0

I am attempting to use a targets workflow in my R project. I am attempting to download water quality data using the dataRetrieval package. In a fresh R session this works:

dataRetrieval::readWQPdata(siteid="USGS-04024315",characteristicName="pH")

To use this in targets, I have the following _targets.R file:

library(targets)

tar_option_set(packages = c("dataRetrieval"))

list(
  tar_target(
    name = wqp_data,
    command = readWQPdata(siteid="USGS-04024315",characteristicName="pH"),
    format = "feather",
    cue = tar_cue(mode = "never")
  )
)

when I run tar_make() the following is returned:

* start target wqp_data
No internet connection.
The following url returned no data:

https://www.waterqualitydata.us/data/Result/search?siteid=USGS-04024315&characteristicName=pH&zip=yes&mimeType=tsv
x error target wqp_data
* end pipeline
Error : attempt to set an attribute on NULL
Error: callr subprocess failed: attempt to set an attribute on NULL
Visit https://books.ropensci.org/targets/debugging.html for debugging advice.
Run `rlang::last_error()` to see where the error occurred.

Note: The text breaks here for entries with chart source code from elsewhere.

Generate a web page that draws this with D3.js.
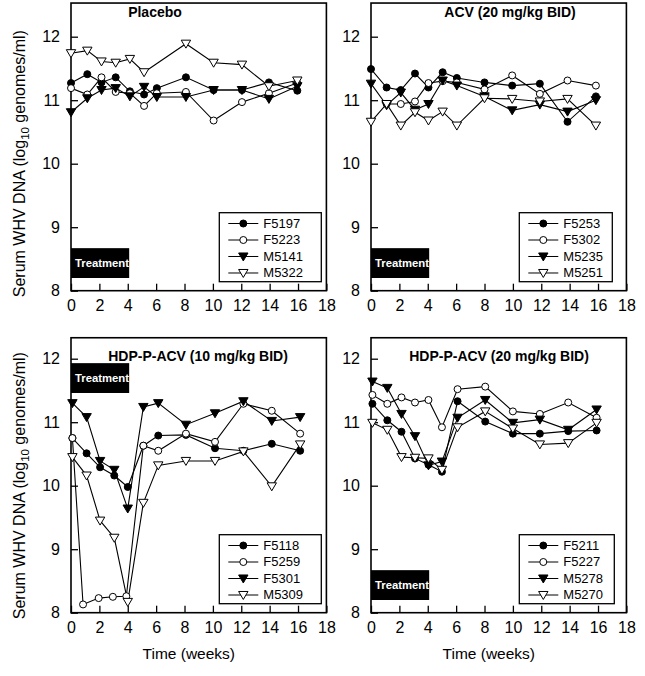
<!DOCTYPE html>
<html><head><meta charset="utf-8">
<script src="https://cdn.jsdelivr.net/npm/d3@7"></script>
<style>
body{margin:0;background:#fff}
svg{display:block}
text{font-family:"Liberation Sans", Arial, Helvetica, sans-serif;fill:#000}
</style>
</head><body><svg id="c" width="645" height="676"></svg>
<script>
// ---------------- data ----------------
const panelTitles = ["Placebo", "ACV (20 mg/kg BID)", "HDP-P-ACV (10 mg/kg BID)", "HDP-P-ACV (20 mg/kg BID)"];
const xTicks = [0, 2, 4, 6, 8, 10, 12, 14, 16, 18];
const yTicks = [8, 9, 10, 11, 12];
const yAxisTitle = "Serum WHV DNA (log";
const xAxisTitle = "Time (weeks)";
const treatmentLabel = "Treatment";
const treatmentWeeks = [0, 4.1];

// Placebo
const weeksPlacebo = [0, 1.15, 2.15, 3.15, 4.15, 5.15, 6.05, 8.1, 10.05, 12.05, 13.95, 15.95];
const idsPlacebo = ["F5197", "F5223", "M5141", "M5322"];
const placeboF5197 = [11.27, 11.41, 11.28, 11.36, 11.14, 11.09, 11.19, 11.36, 11.16, 11.16, 11.28, 11.15];
const placeboF5223 = [11.19, 11.09, 11.36, 11.13, 11.11, 10.91, 11.11, 11.13, 10.68, 10.97, 11.11, 11.27];
const placeboM5141 = [10.81, 11.03, 11.16, 11.19, 11.06, 11.21, 11.05, 11.05, 11.16, 11.16, 11.02, 11.22];
const placeboM5322 = [11.74, 11.78, 11.61, 11.59, 11.65, 11.44, null, 11.89, 11.59, 11.56, 11.22, 11.31];

// ACV 20 mg/kg BID
const weeksAcv = [0, 1.1, 2.1, 3.1, 4.05, 5.05, 6.05, 8.0, 9.95, 11.9, 13.85, 15.85];
const idsAcv = ["F5253", "F5302", "M5235", "M5251"];
const acvF5253 = [11.49, 11.2, 11.16, 11.42, 11.2, 11.44, 11.35, 11.28, 11.23, 11.26, 10.66, 11.06];
const acvF5302 = [null, 10.94, 10.94, 10.98, 11.27, 11.3, 11.28, 11.17, 11.39, 11.1, 11.31, 11.23];
const acvM5235 = [11.26, 10.92, 11.12, 10.85, 10.94, 11.31, 11.23, 11.06, 10.84, 10.93, 10.82, 11.0];
const acvM5251 = [10.66, 10.94, 10.6, 10.81, 10.68, 10.82, 10.6, 11.03, 11.02, 10.98, 11.02, 10.6];

// HDP-P-ACV 10 mg/kg BID
const weeksHdp10 = [0.1, 1.1, 2.05, 3.05, 4.0, 5.1, 6.15, 8.1, 10.15, 12.15, 14.15, 16.15];
const weeksHdp10F5259 = [0.1, 0.85, 1.95, 2.95, 3.9, 5.1, 6.15, 8.1, 10.15, 12.15, 14.15, 16.15];
const idsHdp10 = ["F5118", "F5259", "F5301", "M5309"];
const hdp10F5118 = [10.75, 10.51, 10.29, 10.16, 9.98, 10.63, 10.79, 10.8, 10.59, 10.55, 10.66, 10.55];
const hdp10F5259 = [10.75, 8.13, 8.23, 8.25, 8.26, 10.63, 10.55, 10.82, 10.69, 11.29, 11.18, 10.82];
const hdp10F5301 = [11.3, 11.08, 10.39, 10.25, 9.64, 11.24, 11.3, 10.96, 11.14, 11.33, 11.02, 11.08];
const hdp10M5309 = [10.45, 10.16, 9.45, 9.18, 8.17, 9.73, 10.32, 10.39, 10.39, 10.54, 9.99, 10.65];

// HDP-P-ACV 20 mg/kg BID
const weeksHdp20 = [0.1, 1.15, 2.15, 3.1, 4.05, 5.0, 6.1, 8.05, 10.0, 11.9, 13.9, 15.9];
const idsHdp20 = ["F5211", "F5227", "M5278", "M5270"];
const hdp20F5211 = [11.29, 11.03, 10.85, 10.43, 10.33, 10.22, 11.33, 11.01, 10.82, 10.82, 10.86, 10.87];
const hdp20F5227 = [11.43, 11.29, 11.39, 11.31, 11.35, 10.92, 11.52, 11.56, 11.17, 11.13, 11.31, 11.07];
const hdp20M5278 = [11.64, 11.54, 11.13, 10.78, 10.32, 10.38, 11.07, 11.35, 10.99, 11.04, 10.88, 11.2];
const hdp20M5270 = [10.99, 10.88, 10.45, 10.44, 10.43, 10.25, 10.92, 11.17, 10.9, 10.65, 10.67, 10.99];

// ---------------- layout ----------------
const panels = [
  {title: panelTitles[0], ids: idsPlacebo, weeks: [weeksPlacebo, weeksPlacebo, weeksPlacebo, weeksPlacebo],
   values: [placeboF5197, placeboF5223, placeboM5141, placeboM5322],
   x0: 71, y8: 290.7, yMax: 12.53, titleDy: 20, titleX: 84, legW: 102, treatY: "bottom"},
  {title: panelTitles[1], ids: idsAcv, weeks: [weeksAcv, weeksAcv, weeksAcv, weeksAcv],
   values: [acvF5253, acvF5302, acvM5235, acvM5251],
   x0: 371, y8: 290.7, yMax: 12.53, titleDy: 20, titleX: 139, legW: 93, treatY: "bottom"},
  {title: panelTitles[2], ids: idsHdp10, weeks: [weeksHdp10, weeksHdp10F5259, weeksHdp10, weeksHdp10],
   values: [hdp10F5118, hdp10F5259, hdp10F5301, hdp10M5309],
   x0: 71, y8: 612.7, yMax: 12.33, titleDy: -2, titleX: 127, legW: 102, treatY: "top"},
  {title: panelTitles[3], ids: idsHdp20, weeks: [weeksHdp20, weeksHdp20, weeksHdp20, weeksHdp20],
   values: [hdp20F5211, hdp20F5227, hdp20M5278, hdp20M5270],
   x0: 371, y8: 612.7, yMax: 12.33, titleDy: -2, titleX: 128, legW: 95, treatY: "bottom"}
];
const markerStyles = [
  {shape: "circle", fill: "#000"},
  {shape: "circle", fill: "#fff"},
  {shape: "tri", fill: "#000"},
  {shape: "tri", fill: "#fff"}
];

const W = 255.4, unit = 63.5;
const FONT = '"Liberation Sans", Arial, sans-serif';
const svg = d3.select("#c");
svg.append("rect").attr("width", 645).attr("height", 676).attr("fill", "#fff");

function drawMarker(g, style, cx, cy) {
  if (style.shape === "circle") {
    g.append("circle").attr("cx", cx).attr("cy", cy).attr("r", 3.5)
      .attr("fill", style.fill).attr("stroke", "#000").attr("stroke-width", 1);
  } else {
    const s = 4.7;
    g.append("path")
      .attr("d", `M${cx - s},${cy - s * 0.75}L${cx + s},${cy - s * 0.75}L${cx},${cy + s * 0.95}Z`)
      .attr("fill", style.fill).attr("stroke", "#000").attr("stroke-width", 1);
  }
}

panels.forEach((p, pi) => {
  const H = (p.yMax - 8) * unit;
  const g = svg.append("g").attr("transform", `translate(${p.x0},${p.y8 - H})`);
  const x = d3.scaleLinear().domain([0, 18]).range([0, W]);
  const y = d3.scaleLinear().domain([8, p.yMax]).range([H, 0]);

  // axes (ticks inward)
  const ya = g.append("g").call(d3.axisLeft(y).tickValues(yTicks).tickSize(-7).tickPadding(11).tickFormat(d3.format("d")));
  ya.select(".domain").remove();
  ya.selectAll("line").attr("stroke", "#000").attr("stroke-width", 1.3);
  ya.selectAll("text").attr("font-size", 16).attr("font-family", FONT);
  const xa = g.append("g").attr("transform", `translate(0,${H})`)
    .call(d3.axisBottom(x).tickValues(xTicks).tickSize(-7).tickPadding(9).tickFormat(d3.format("d")));
  xa.select(".domain").remove();
  xa.selectAll("line").attr("stroke", "#000").attr("stroke-width", 1.3);
  xa.selectAll("text").attr("font-size", 16).attr("font-family", FONT);

  // frame
  g.append("rect").attr("x", 0).attr("y", 0).attr("width", W).attr("height", H)
    .attr("fill", "none").attr("stroke", "#000").attr("stroke-width", 1.6);

  // treatment box
  const tv = p.treatY === "top" ? [11.93, 11.46] : [8.67, 8.2];
  const tb = g.append("g");
  tb.append("rect").attr("x", x(treatmentWeeks[0])).attr("y", y(tv[0]))
    .attr("width", x(treatmentWeeks[1]) - x(treatmentWeeks[0])).attr("height", y(tv[1]) - y(tv[0]))
    .attr("fill", "#000");
  tb.append("text").attr("x", x(treatmentWeeks[0]) + 4).attr("y", (y(tv[0]) + y(tv[1])) / 2 + 4)
    .attr("font-size", 11.3).attr("font-weight", "bold").style("fill", "#fff").text(treatmentLabel);

  // title
  g.append("text").attr("x", p.titleX).attr("y", y(12) - p.titleDy).attr("text-anchor", "middle")
    .attr("font-size", 14).attr("font-weight", "bold").text(p.title);

  // lines
  const lineGen = d3.line().x(d => x(d[0])).y(d => y(d[1]));
  p.values.forEach((vals, si) => {
    const pts = vals.map((v, i) => [p.weeks[si][i], v]).filter(d => d[1] != null);
    g.append("path").datum(pts).attr("d", lineGen)
      .attr("fill", "none").attr("stroke", "#000").attr("stroke-width", 1.1);
  });
  // markers
  p.values.forEach((vals, si) => {
    const mg = g.append("g");
    vals.forEach((v, i) => { if (v != null) drawMarker(mg, markerStyles[si], x(p.weeks[si][i]), y(v)); });
  });

  // legend
  const lx = 148.3, lw = p.legW, lh = 69, ly = H - 9 - lh;
  const lg = g.append("g").attr("transform", `translate(${lx},${ly})`);
  lg.append("rect").attr("width", lw).attr("height", lh).attr("fill", "#fff")
    .attr("stroke", "#000").attr("stroke-width", 1.3);
  p.ids.forEach((id, si) => {
    const cy = 10.8 + si * 16.5;
    lg.append("line").attr("x1", 9).attr("x2", 39).attr("y1", cy).attr("y2", cy)
      .attr("stroke", "#000").attr("stroke-width", 1);
    drawMarker(lg, markerStyles[si], 24, cy);
    lg.append("text").attr("x", 44).attr("y", cy + 4.5).attr("font-size", 13).text(id);
  });

  // y axis title (left column only)
  if (pi % 2 === 0) {
    const cy = p.y8 - 2 * unit;
    const t = svg.append("text").attr("transform", `translate(25,${cy}) rotate(-90)`)
      .attr("text-anchor", "middle").attr("font-size", 16);
    t.append("tspan").text(yAxisTitle);
    t.append("tspan").attr("font-size", 11.5).attr("dy", 4).text("10");
    t.append("tspan").attr("dy", -4).text(" genomes/ml)");
  }
  // x axis title (bottom row only)
  if (pi >= 2) {
    svg.append("text").attr("x", p.x0 + x(8.3)).attr("y", 659).attr("text-anchor", "middle")
      .attr("font-size", 15.5).text(xAxisTitle);
  }
});
</script></body></html>
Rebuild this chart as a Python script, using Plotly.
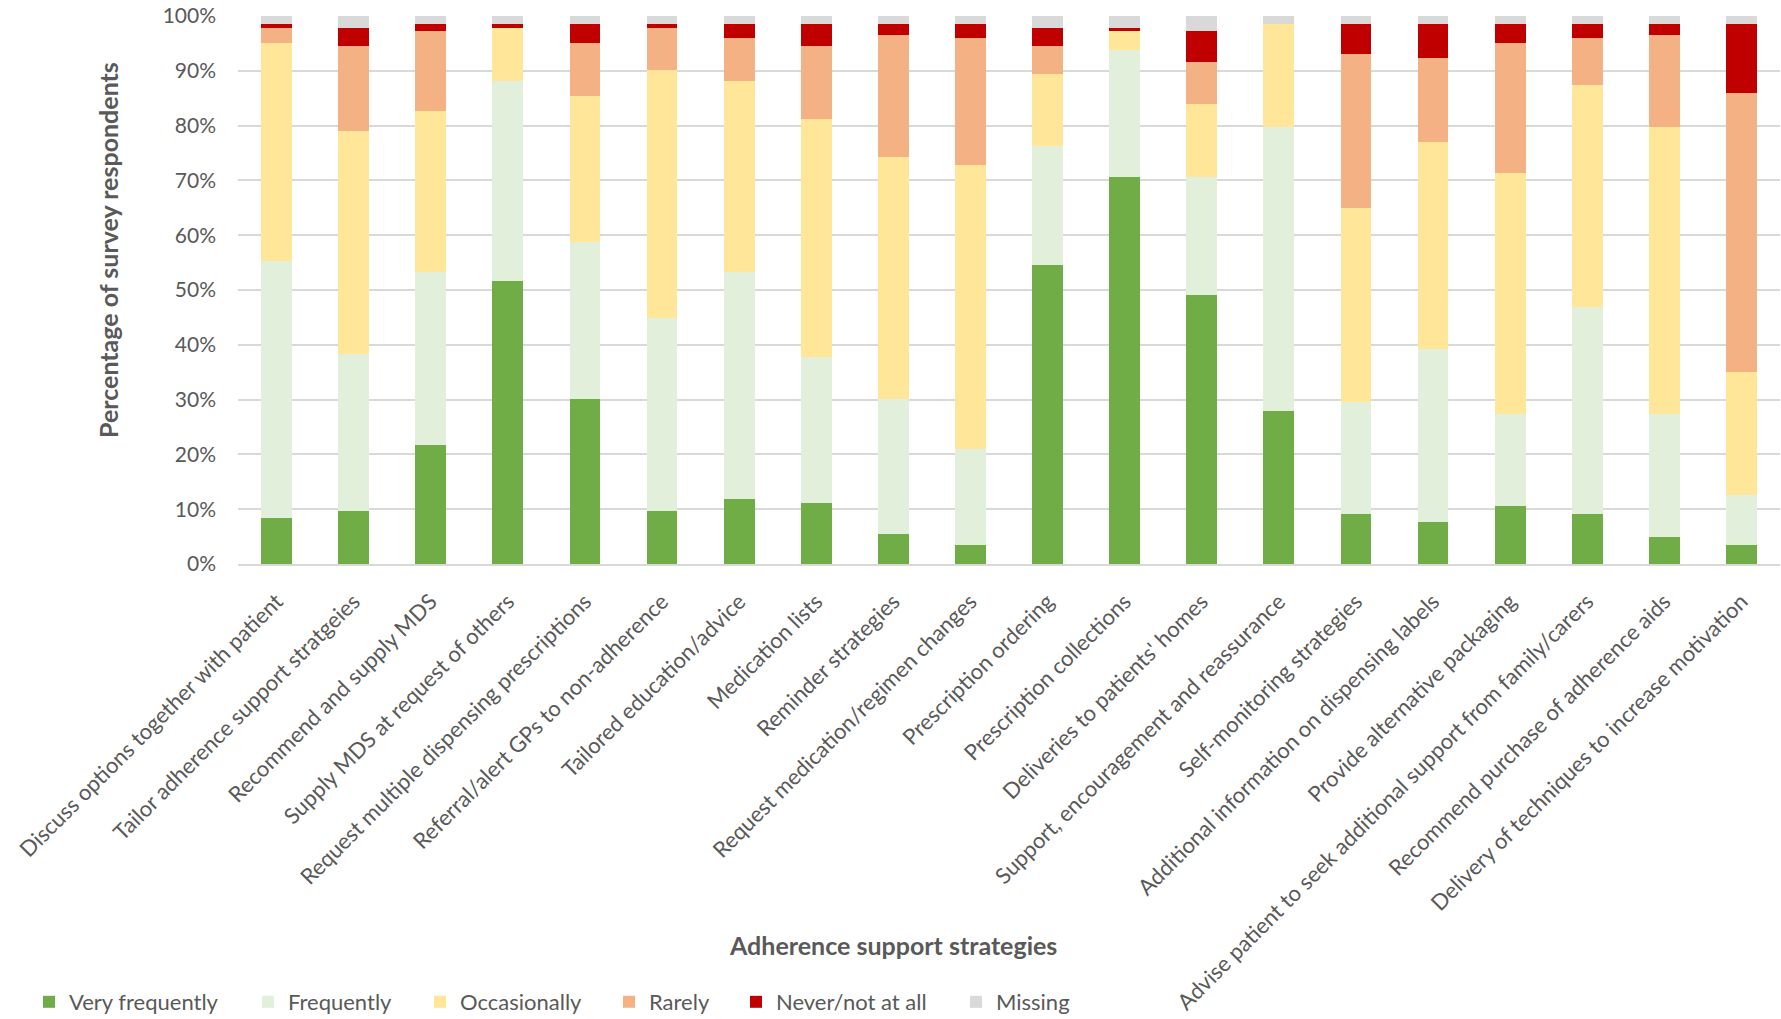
import plotly.graph_objects as go

# Survey responses: share of respondents (%) per adherence support strategy
strategies = [
    "Discuss options together with patient",
    "Tailor adherence support stratgeies",
    "Recommend and supply MDS",
    "Supply MDS at request of others",
    "Request multiple dispensing prescriptions",
    "Referral/alert GPs to non-adherence",
    "Tailored education/advice",
    "Medication lists",
    "Reminder strategies",
    "Request medication/regimen changes",
    "Prescription ordering",
    "Prescription collections",
    "Deliveries to patients' homes",
    "Support, encouragement and reassurance",
    "Self-monitoring strategies",
    "Additional information on dispensing labels",
    "Provide alternative packaging",
    "Advise patient to seek additional support from family/carers",
    "Recommend purchase of adherence aids",
    "Delivery of techniques to increase motivation",
]

very_frequently = [8.4, 9.7, 21.7, 51.7, 30.1, 9.7, 11.8, 11.1, 5.5, 3.4,
                   54.6, 70.6, 49.0, 28.0, 9.1, 7.7, 10.5, 9.1, 4.9, 3.4]
frequently = [46.9, 28.7, 31.5, 36.5, 28.6, 35.2, 41.4, 26.6, 24.6, 17.5,
              21.7, 23.2, 21.6, 51.8, 20.4, 31.6, 16.8, 37.8, 22.4, 9.2]
occasionally = [39.8, 40.7, 29.4, 9.7, 26.7, 45.3, 35.0, 43.5, 44.1, 51.9,
                13.2, 3.4, 13.4, 18.8, 35.5, 37.7, 44.1, 40.6, 52.4, 22.4]
rarely = [2.8, 15.4, 14.6, 0.0, 9.7, 7.7, 7.7, 13.3, 22.4, 23.1,
          5.0, 0.0, 7.6, 0.0, 28.0, 15.3, 23.7, 8.4, 16.9, 51.0]
never = [0.7, 3.4, 1.4, 0.7, 3.5, 0.7, 2.7, 4.1, 2.0, 2.7,
         3.4, 0.7, 5.6, 0.0, 5.6, 6.3, 3.5, 2.7, 2.0, 12.6]
missing = [1.4, 2.1, 1.4, 1.4, 1.4, 1.4, 1.4, 1.4, 1.4, 1.4,
           2.1, 2.1, 2.8, 1.4, 1.4, 1.4, 1.4, 1.4, 1.4, 1.4]

series_names = ["Very frequently", "Frequently", "Occasionally", "Rarely",
                "Never/not at all", "Missing"]
series_values = [very_frequently, frequently, occasionally, rarely, never, missing]
series_colors = ["#70AD47", "#E2EFDA", "#FFE699", "#F4B183", "#C00000", "#D9D9D9"]

# y-axis tick values (percent)
y_ticks = list(range(0, 101, 10))

FONT = "Lato, Carlito, Calibri, sans-serif"
GREY = "#595959"

W, H = 1781, 1019
M_L, M_R, M_T, M_B = 238, 1, 16, 455
PW = W - M_L - M_R
PH = H - M_T - M_B


def px_x(x):
    return (x - M_L) / PW


def px_y(y):
    return (H - M_B - y) / PH


# each legend entry gets its own legend box so the spacing follows the text
legend_marker_x = [52, 271, 443, 632, 759, 979]
legend_ids = ["legend", "legend2", "legend3", "legend4", "legend5", "legend6"]

fig = go.Figure()
for name, vals, col, lid in zip(series_names, series_values, series_colors, legend_ids):
    fig.add_trace(go.Bar(
        x=strategies, y=vals, name=name,
        marker=dict(color=col, line=dict(width=0)),
        legend=lid,
    ))

legend_layout = {}
for lid, mx in zip(legend_ids, legend_marker_x):
    legend_layout[lid] = dict(
        x=px_x(mx - 23), y=px_y(1002),
        xanchor="left", yanchor="middle",
        orientation="h",
        font=dict(family=FONT, size=22, color=GREY),
        bgcolor="rgba(0,0,0,0)",
        itemclick=False,
    )

fig.update_layout(
    width=W, height=H,
    margin=dict(l=M_L, r=M_R, t=M_T, b=M_B, autoexpand=False),
    barmode="stack",
    bargap=0.6,
    plot_bgcolor="white",
    paper_bgcolor="white",
    font=dict(family=FONT, size=20, color=GREY),
    showlegend=True,
    **legend_layout,
    xaxis=dict(
        tickangle=-45,
        tickfont=dict(family=FONT, size=22, color=GREY),
        showgrid=False,
        showline=True, linecolor="#D9D9D9", linewidth=2,
        ticks="",
        automargin=False,
        ticklabelstandoff=14,
    ),
    yaxis=dict(
        range=[0, 100],
        tickvals=y_ticks,
        ticktext=[f"{v}%" for v in y_ticks],
        tickfont=dict(family=FONT, size=21, color=GREY),
        showgrid=True, gridcolor="#D9D9D9", gridwidth=1.5,
        zeroline=False,
        showline=False,
        ticks="",
        automargin=False,
        ticklabelstandoff=21,
    ),
    annotations=[
        dict(text="<b>Percentage of survey respondents</b>",
             xref="paper", yref="paper", x=px_x(108), y=px_y(250),
             textangle=-90, showarrow=False,
             font=dict(family=FONT, size=25, color=GREY),
             xanchor="center", yanchor="middle"),
        dict(text="<b>Adherence support strategies</b>",
             xref="paper", yref="paper", x=px_x(893), y=px_y(945),
             showarrow=False,
             font=dict(family=FONT, size=25, color=GREY),
             xanchor="center", yanchor="middle"),
    ],
)

fig.write_html("out.html")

I have attempted debugging using tar_option_set(debug = "wqp_data") or tar_option_set(workspace_on_error = TRUE) but outside of isolating the error to readWQPdata() didn't get anywhere.

I also had success using curl directly in targets so I do not think it is my actual internet connection:

list(
  tar_target(
    name = wqp_data,
    command = {con <- curl::curl("https://httpbin.org/get")
    readLines(con)
    close(con)}
  )
)

tar_make()
* start target wqp_data
* built target wqp_data
* end pipeline

Any advice on how to diagnose the connection issue when using these two packages?

mpschramm
  • 520
  • 6
  • 12
  • 1
    Thanks for the reproducible example. Unfortunately for you though, the pipeline completed without errors when I ran it with `tar_make()`. But for what it's worth, the internet connection is probably happening at https://github.com/USGS-R/dataRetrieval/blob/b60c41a2b5a36e60a5d08bfeabc974dfc4bf83a0/R/getWebServiceData.R#L25-L28. Maybe run `debug(dataRetrieval::: getWebServiceData); tar_make(callr_function = NULL)` and look for strangeness in your execution environment? – landau Oct 05 '21 at 20:05
  • @landau thank you!!! That got me on the right track, although I still don't understand the underlying reason. I don't think it is targets related though. `curl::has_internet` returns FALSE in my targets project or a new clean R session. The dataRetrieval functions complete the API calls in the clean R session for some reason. Regardless, https://stackoverflow.com/questions/59796178/r-curlhas-internet-false-even-though-there-are-internet-connection offers a solution. – mpschramm Oct 05 '21 at 20:58

0 Answers0